**Set task:**
Write out again exactly the lines from the one containing "Output the LaTeX" through the one containing "(7,7) rectangle (481,946);", both included, and omit the pictures.

**The records:**

* Begin *

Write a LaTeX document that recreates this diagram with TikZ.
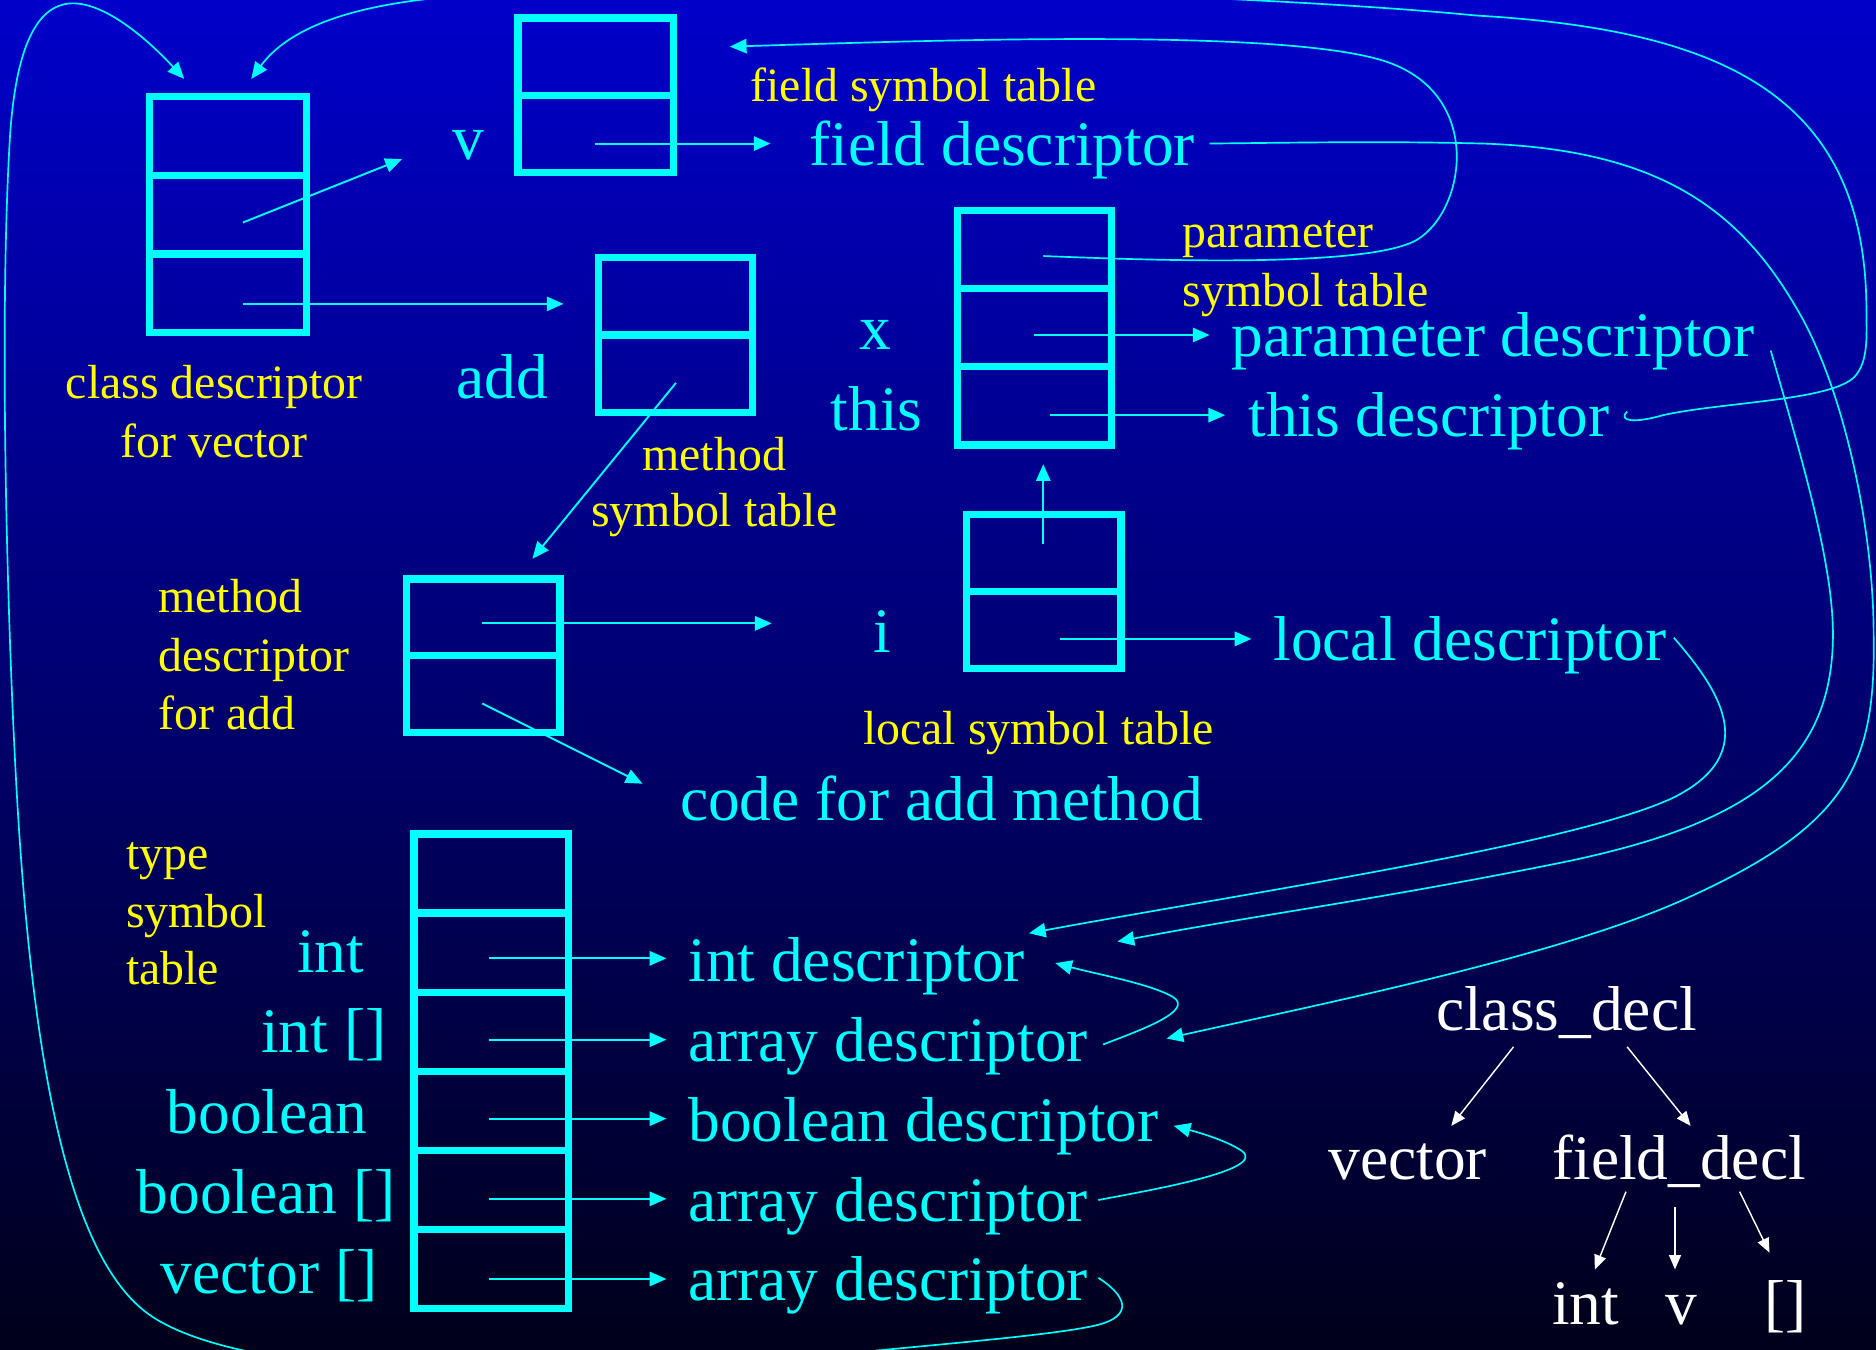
\documentclass[tikz,border=0pt]{standalone}
\usepackage{fontspec}
\setmainfont{Liberation Serif}
\usetikzlibrary{arrows.meta,calc}
\definecolor{bgtop}{RGB}{0,0,202}
\definecolor{bgmid}{RGB}{0,0,148}
\definecolor{bgbot}{RGB}{0,0,26}
\definecolor{cy}{RGB}{0,255,255}
\definecolor{yl}{RGB}{255,255,0}
\begin{document}
\begin{tikzpicture}[x=0.5pt,y=-0.5pt,
  tbl/.style 2 args={draw=cy,line width=3pt,inner sep=0pt,outer sep=0pt,
    minimum width=#1*0.5pt,minimum height=#2*0.5pt},
  divline/.style={draw=cy,line width=3pt},
  cytxt/.style={text=cy,inner sep=0pt,font=\fontsize{26.5}{30}\selectfont},
  yltxt/.style={text=yl,inner sep=0pt,font=\fontsize{20}{24}\selectfont},
  whtxt/.style={text=white,inner sep=0pt,font=\fontsize{26.5}{30}\selectfont},
  ptr/.style={draw=cy,line width=0.8pt,-{Triangle[length=7pt,width=6pt]}},
  link/.style={draw=cy,line width=0.7pt,-{Triangle[length=7pt,width=6pt]}},
  tree/.style={draw=white,line width=0.6pt,-{Triangle[length=6pt,width=5pt]}}]
\useasboundingbox (0,0) rectangle (1568,1128);
\fill[top color=bgtop,middle color=bgmid,bottom color=bgbot] (0,0) rectangle (1568,1128);
\clip (0,0) rectangle (1568,1128);

% tables
\node[tbl={131}{197}] (cls) at (190.5,179.5) {};
\node[tbl={130}{129}] (fst) at (498,79.5) {};
\node[tbl={129}{130}] (mst) at (564.5,280) {};
\node[tbl={129}{196}] (pst) at (864.5,274) {};
\node[tbl={129}{129}] (lst) at (872.5,494.5) {};
\node[tbl={128}{128}] (mds) at (404,548) {};
\node[tbl={129}{397}] (tst) at (410.5,895.5) {};
\foreach \b/\n in {cls/3,fst/2,mst/2,pst/3,lst/2,mds/2,tst/6}{
  \pgfmathtruncatemacro{\m}{\n-1}
  \foreach \k in {1,...,\m}{
    \draw[divline] ($(\b.north west)!\k/\n!(\b.south west)$) -- ($(\b.north east)!\k/\n!(\b.south east)$);
  }
}

% yellow labels
\node[yltxt,anchor=base west] (fstl) at (627,85) {field symbol table};
\node[yltxt,anchor=base west] (pstl1) at (988,207) {parameter};
\node[yltxt,anchor=base west] (pstl2) at (988,256) {symbol table};
\node[yltxt,anchor=base] (clsl1) at (179,333) {class descriptor};
\node[yltxt,anchor=base] (clsl2) at (179,382) {for vector};
\node[yltxt,anchor=base] (mstl1) at (597,393) {method};
\node[yltxt,anchor=base] (mstl2) at (597,440) {symbol table};
\node[yltxt,anchor=base west] (mdsl1) at (132,512) {method};
\node[yltxt,anchor=base west] (mdsl2) at (132,561) {descriptor};
\node[yltxt,anchor=base west] (mdsl3) at (132,610) {for add};
\node[yltxt,anchor=base west] (lstl) at (721,622) {local symbol table};
\node[yltxt,anchor=base west] (tstl1) at (105,727) {type};
\node[yltxt,anchor=base west] (tstl2) at (105,775) {symbol};
\node[yltxt,anchor=base west] (tstl3) at (105,823) {table};

% cyan texts
\node[cytxt,anchor=base west] (nv) at (378,133) {v};
\node[cytxt,anchor=base west] (fd) at (676,138) {field descriptor};
\node[cytxt,anchor=base west] (nadd) at (381,333) {add};
\node[cytxt,anchor=base west] (nx) at (718,292) {x};
\node[cytxt,anchor=base west] (nthis) at (694,360) {this};
\node[cytxt,anchor=base west] (pd) at (1029,298) {parameter descriptor};
\node[cytxt,anchor=base west] (td) at (1043,365) {this descriptor};
\node[cytxt,anchor=base west] (ni) at (730,545) {i};
\node[cytxt,anchor=base west] (ld) at (1064,552) {local descriptor};
\node[cytxt,anchor=base west] (code) at (568,686) {code for add method};
\node[cytxt,anchor=base west] (tint) at (248,813) {int};
\node[cytxt,anchor=base west] (tinta) at (218,880) {int []};
\node[cytxt,anchor=base west] (tbool) at (139,947) {boolean};
\node[cytxt,anchor=base west] (tboola) at (114,1014) {boolean []};
\node[cytxt,anchor=base west] (tveca) at (134,1081) {vector []};
\node[cytxt,anchor=base west] (intd) at (575,820) {int descriptor};
\node[cytxt,anchor=base west] (ad1) at (575,887) {array descriptor};
\node[cytxt,anchor=base west] (boold) at (575,954) {boolean descriptor};
\node[cytxt,anchor=base west] (ad2) at (575,1021) {array descriptor};
\node[cytxt,anchor=base west] (ad3) at (575,1087) {array descriptor};

% white tree
\node[whtxt,anchor=base west] (cd) at (1200,861) {class\_decl};
\node[whtxt,anchor=base west] (vec) at (1110,986) {vector};
\node[whtxt,anchor=base west] (fdl) at (1297,986) {field\_decl};
\node[whtxt,anchor=base west] (lint) at (1297,1107) {int};
\node[whtxt,anchor=base west] (lv) at (1392,1107) {v};
\node[whtxt,anchor=base west] (lbr) at (1474,1107) {[]};

% pointer coordinates
\coordinate (c2) at (203,186);   \coordinate (c2t) at (336,133);
\coordinate (c3) at (203,254);   \coordinate (c3t) at (471,254);
\coordinate (f2) at (497,120);   \coordinate (f2t) at (644,120);
\coordinate (m2) at (565,320);   \coordinate (m2t) at (445,467);
\coordinate (p1) at (872,214);   \coordinate (p1t) at (610,39);
\coordinate (p2) at (864,280);   \coordinate (p2t) at (1011,280);
\coordinate (p3) at (878,347);   \coordinate (p3t) at (1024,347);
\coordinate (l1) at (872,455);   \coordinate (l1t) at (872,388);
\coordinate (l2) at (886,534);   \coordinate (l2t) at (1046,534);
\coordinate (d1) at (403,521);   \coordinate (d1t) at (645,521);
\coordinate (d2) at (403,588);   \coordinate (d2t) at (537,655);

\draw[ptr] (c2) -- (c2t);
\draw[ptr] (c3) -- (c3t);
\draw[ptr] (f2) -- (f2t);
\draw[ptr] (m2) -- (m2t);
\draw[ptr] (p2) -- (p2t);
\draw[ptr] (p3) -- (p3t);
\draw[ptr] (l1) -- (l1t);
\draw[ptr] (l2) -- (l2t);
\draw[ptr] (d1) -- (d1t);
\draw[ptr] (d2) -- (d2t);
\foreach \y/\t in {801/intd,869/ad1,935/boold,1002/ad2,1069/ad3}{
  \draw[ptr] (409,\y) -- ($(\t.west|-0,\y)+(-18,0)$);
}

% curved links
\coordinate (fde) at (1011,120);
\coordinate (pde) at (1480,293);
\coordinate (lde) at (1399,533);
\coordinate (tde) at (1360,344);
\coordinate (a1e) at (922,873);
\coordinate (a2e) at (918,1003);
\coordinate (a3e) at (918,1068);
\coordinate (clsA) at (154,66);
\coordinate (clsB) at (210,66);
\coordinate (intA) at (860,780);
\coordinate (intB) at (934,787);
\coordinate (intC) at (882,805);
\coordinate (arrA) at (975,868);
\coordinate (boolA) at (981,941);

% parameter symbol table -> field symbol table
\draw[link] (p1) .. controls (950,217) and (1145,225) .. (1185,200)
  .. controls (1225,175) and (1240,80) .. (1160,52)
  .. controls (1080,24) and (800,33) .. (p1t);
% field descriptor -> array descriptor
\draw[link] (fde) .. controls (1100,119) and (1160,118) .. (1240,120)
  .. controls (1380,125) and (1450,170) .. (1500,255)
  .. controls (1540,320) and (1566,440) .. (1566,530)
  .. controls (1568,640) and (1545,690) .. (1407,752)
  .. controls (1300,800) and (1100,840) .. (arrA);
% parameter descriptor -> int descriptor
\draw[link] (pde) .. controls (1505,380) and (1532,470) .. (1532,530)
  .. controls (1532,640) and (1460,690) .. (1300,722)
  .. controls (1150,752) and (1050,765) .. (intB);
% local descriptor -> int descriptor
\draw[link] (lde) .. controls (1440,580) and (1470,630) .. (1400,666)
  .. controls (1320,705) and (1050,745) .. (intA);
% this descriptor -> class descriptor
\draw[link] (tde) .. controls (1352,352) and (1366,354) .. (1390,347)
  .. controls (1440,336) and (1530,335) .. (1550,315)
  .. controls (1562,302) and (1560,280) .. (1560,260)
  .. controls (1560,80) and (1440,25) .. (1234,13)
  .. controls (1050,-5) and (600,-20) .. (380,-3)
  .. controls (290,4) and (240,25) .. (clsB);
% element types
\draw[link] (a1e) .. controls (950,862) and (1000,845) .. (980,833)
  .. controls (960,822) and (920,815) .. (intC);
\draw[link] (a2e) .. controls (960,995) and (1060,978) .. (1038,962)
  .. controls (1025,953) and (1000,946) .. (boolA);
% vector [] -> class descriptor
\draw[link] (a3e) .. controls (940,1082) and (950,1100) .. (915,1108)
  .. controls (880,1116) and (780,1124) .. (700,1132)
  .. controls (500,1152) and (220,1160) .. (128,1101)
  .. controls (60,1057) and (25,900) .. (12,624)
  .. controls (5,480) and (0,260) .. (8,120)
  .. controls (13,30) and (35,0) .. (65,3)
  .. controls (95,6) and (130,40) .. (clsA);

% tree edges
\coordinate (cdl) at (1265,875); \coordinate (vect) at (1213,941);
\coordinate (cdr) at (1360,875); \coordinate (fdlt) at (1413,941);
\coordinate (fl) at (1359,996);  \coordinate (lintt) at (1333,1061);
\coordinate (fm) at (1400,1009); \coordinate (lvt) at (1400,1061);
\coordinate (fr) at (1454,996);  \coordinate (lbrt) at (1479,1047);
\draw[tree] (cdl) -- (vect);
\draw[tree] (cdr) -- (fdlt);
\draw[tree] (fl) -- (lintt);
\draw[tree] (fm) -- (lvt);
\draw[tree] (fr) -- (lbrt);
\end{tikzpicture}
\end{document}
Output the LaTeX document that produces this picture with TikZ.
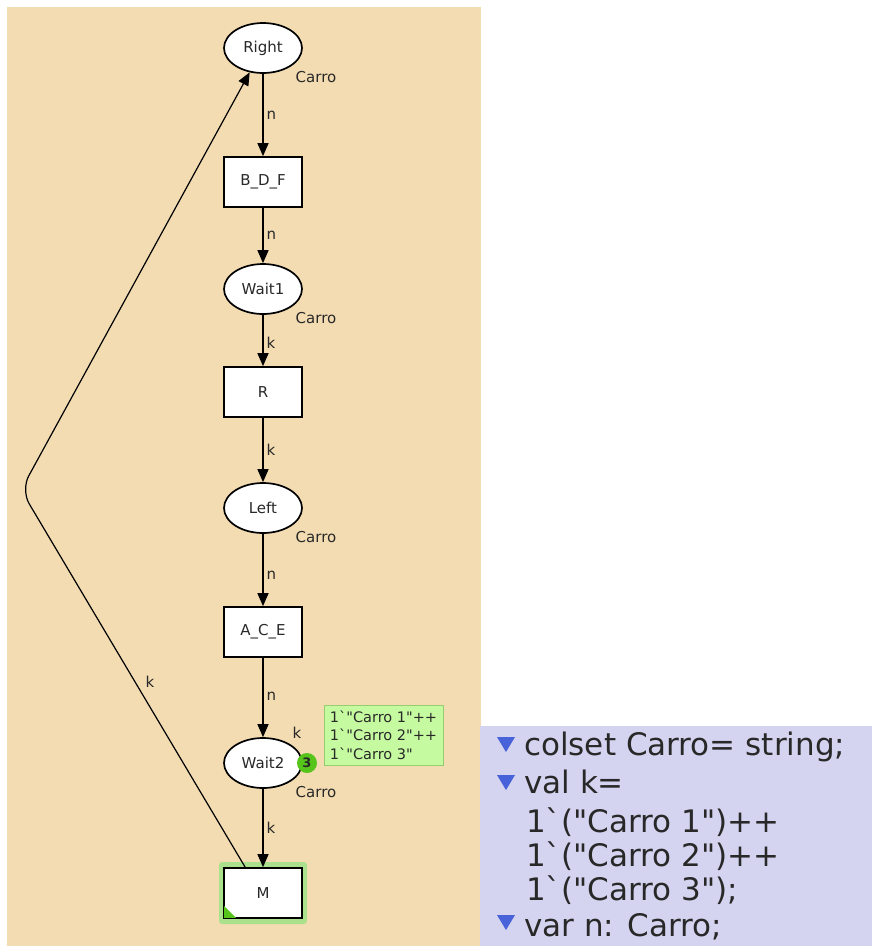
\documentclass[tikz,border=0pt]{standalone}
\usepackage{fontspec}
\setmainfont{DejaVu Sans}[Ligatures=TeXOff]
\usetikzlibrary{arrows.meta,shapes.geometric}
\definecolor{pagetan}{RGB}{243,220,178}
\definecolor{decllav}{RGB}{212,212,240}
\definecolor{declblue}{RGB}{72,98,218}
\definecolor{tokgreen}{RGB}{198,250,160}
\definecolor{tokedge}{RGB}{150,205,110}
\definecolor{dotgreen}{RGB}{86,196,26}
\definecolor{inkgray}{RGB}{40,40,40}
\tikzset{
  place/.style={ellipse, draw=black, line width=1.7pt, fill=white,
    minimum width=78pt, minimum height=50pt, inner sep=0pt,
    font=\fontsize{15}{15}\selectfont, text=inkgray},
  trans/.style={rectangle, draw=black, line width=1.7pt, fill=white,
    minimum width=78pt, minimum height=50pt, inner sep=0pt,
    font=\fontsize{15}{15}\selectfont, text=inkgray},
  colsetlab/.style={font=\fontsize{15}{15}\selectfont, text=inkgray, inner sep=0pt},
  arclab/.style={font=\fontsize{15}{15}\selectfont, text=inkgray, inner sep=0pt},
  arc/.style={draw=black, line width=1.4pt, -{Triangle[length=13pt,width=11pt]}},
  decl/.style={font=\fontsize{31}{31}\selectfont, text=inkgray, anchor=base west, inner sep=0pt},
  tri/.style={fill=declblue, draw=none},
}
\begin{document}
\begin{tikzpicture}[x=1pt,y=-1pt]
  % canvas
  \useasboundingbox (0,0) rectangle (872,946);
  \fill[white] (0,0) rectangle (872,946);
  \fill[pagetan] (7,7) rectangle (481,946);

  % declarations panel
  \fill[decllav] (480,726) rectangle (872,946);
  \foreach \yy in {737,775,915} {
    \fill[tri] (497,\yy) -- (515,\yy) -- (506,\yy+15) -- cycle;
  }
  \node[decl] (d1) at (524,755) {colset Carro= string;};
  \node[decl] (d2) at (524,793) {val k=};
  \node[decl] (d3) at (526,832) {1`("Carro 1")++};
  \node[decl] (d4) at (526,866) {1`("Carro 2")++};
  \node[decl] (d5) at (526,900) {1`("Carro 3");};
  \node[decl] (d6) at (524,936) {var n: Carro;};

  % places and transitions
  \node[place] (Right) at (263,48)  {Right};
  \node[trans] (BDF)   at (263,182) {B\_D\_F};
  \node[place] (Wait1) at (263,289) {Wait1};
  \node[trans] (R)     at (263,392) {R};
  \node[place] (Left)  at (263,508) {Left};
  \node[trans] (ACE)   at (263,632) {A\_C\_E};
  \node[place] (Wait2) at (263,763) {Wait2};
  % transition M with its enabled highlight
  \fill[dotgreen!50, rounded corners=3pt] (219,862) rectangle (307,924);
  \node[trans] (M)     at (263,893) {M};
  \fill[dotgreen] (M.south west) ++(0.9pt,0.9pt) -- ++(12pt,0) -- ++(-12pt,12pt) -- cycle;

  % colour sets
  \node[colsetlab] (c1) at (316,77)  {Carro};
  \node[colsetlab] (c2) at (316,318) {Carro};
  \node[colsetlab] (c3) at (316,537) {Carro};
  \node[colsetlab] (c4) at (316,792) {Carro};

  % initial marking of Wait2
  \node[arclab] (im) at (297,733) {k};
  \node[circle, fill=dotgreen, inner sep=0pt, minimum size=20pt,
        font=\fontsize{13}{13}\selectfont\bfseries, text=inkgray] (cnt) at (307,763) {3};
  \node[fill=tokgreen, draw=tokedge, line width=0.8pt, minimum width=119pt,
        minimum height=60pt, inner sep=2pt, align=left,
        font=\fontsize{14.5}{18.5}\selectfont, text=inkgray] (tok) at (383.5,735)
        {1`"Carro 1"++\\1`"Carro 2"++\\1`"Carro 3"};

  % arcs along the cycle
  \draw[arc] (Right) -- node[arclab, anchor=west, xshift=3pt] (a1) {n} (BDF);
  \draw[arc] (BDF)   -- node[arclab, anchor=west, xshift=3pt] (a2) {n} (Wait1);
  \draw[arc] (Wait1) -- node[arclab, anchor=west, xshift=3pt, pos=0.55] (a3) {k} (R);
  \draw[arc] (R)     -- node[arclab, anchor=west, xshift=3pt] (a4) {k} (Left);
  \draw[arc] (Left)  -- node[arclab, anchor=west, xshift=3pt, pos=0.58] (a5) {n} (ACE);
  \draw[arc] (ACE)   -- node[arclab, anchor=west, xshift=3pt, pos=0.48] (a6) {n} (Wait2);
  \draw[arc] (Wait2) -- node[arclab, anchor=west, xshift=3pt] (a7) {k} (M);

  % return arc from M back to Right
  \coordinate (bend) at (21,490);
  \draw[arc, line width=1.2pt, rounded corners=16pt] ([xshift=22pt]M.north west) -- (bend) -- (Right);
  \node[arclab] (a8) at (150,682) {k};
\end{tikzpicture}
\end{document}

* End *

**Task output:**
Output the LaTeX document that produces this picture with TikZ.
\documentclass[tikz,border=0pt]{standalone}
\usepackage{fontspec}
\setmainfont{DejaVu Sans}[Ligatures=TeXOff]
\usetikzlibrary{arrows.meta,shapes.geometric}
\definecolor{pagetan}{RGB}{243,220,178}
\definecolor{decllav}{RGB}{212,212,240}
\definecolor{declblue}{RGB}{72,98,218}
\definecolor{tokgreen}{RGB}{198,250,160}
\definecolor{tokedge}{RGB}{150,205,110}
\definecolor{dotgreen}{RGB}{86,196,26}
\definecolor{inkgray}{RGB}{40,40,40}
\tikzset{
  place/.style={ellipse, draw=black, line width=1.7pt, fill=white,
    minimum width=78pt, minimum height=50pt, inner sep=0pt,
    font=\fontsize{15}{15}\selectfont, text=inkgray},
  trans/.style={rectangle, draw=black, line width=1.7pt, fill=white,
    minimum width=78pt, minimum height=50pt, inner sep=0pt,
    font=\fontsize{15}{15}\selectfont, text=inkgray},
  colsetlab/.style={font=\fontsize{15}{15}\selectfont, text=inkgray, inner sep=0pt},
  arclab/.style={font=\fontsize{15}{15}\selectfont, text=inkgray, inner sep=0pt},
  arc/.style={draw=black, line width=1.4pt, -{Triangle[length=13pt,width=11pt]}},
  decl/.style={font=\fontsize{31}{31}\selectfont, text=inkgray, anchor=base west, inner sep=0pt},
  tri/.style={fill=declblue, draw=none},
}
\begin{document}
\begin{tikzpicture}[x=1pt,y=-1pt]
  % canvas
  \useasboundingbox (0,0) rectangle (872,946);
  \fill[white] (0,0) rectangle (872,946);
  \fill[pagetan] (7,7) rectangle (481,946);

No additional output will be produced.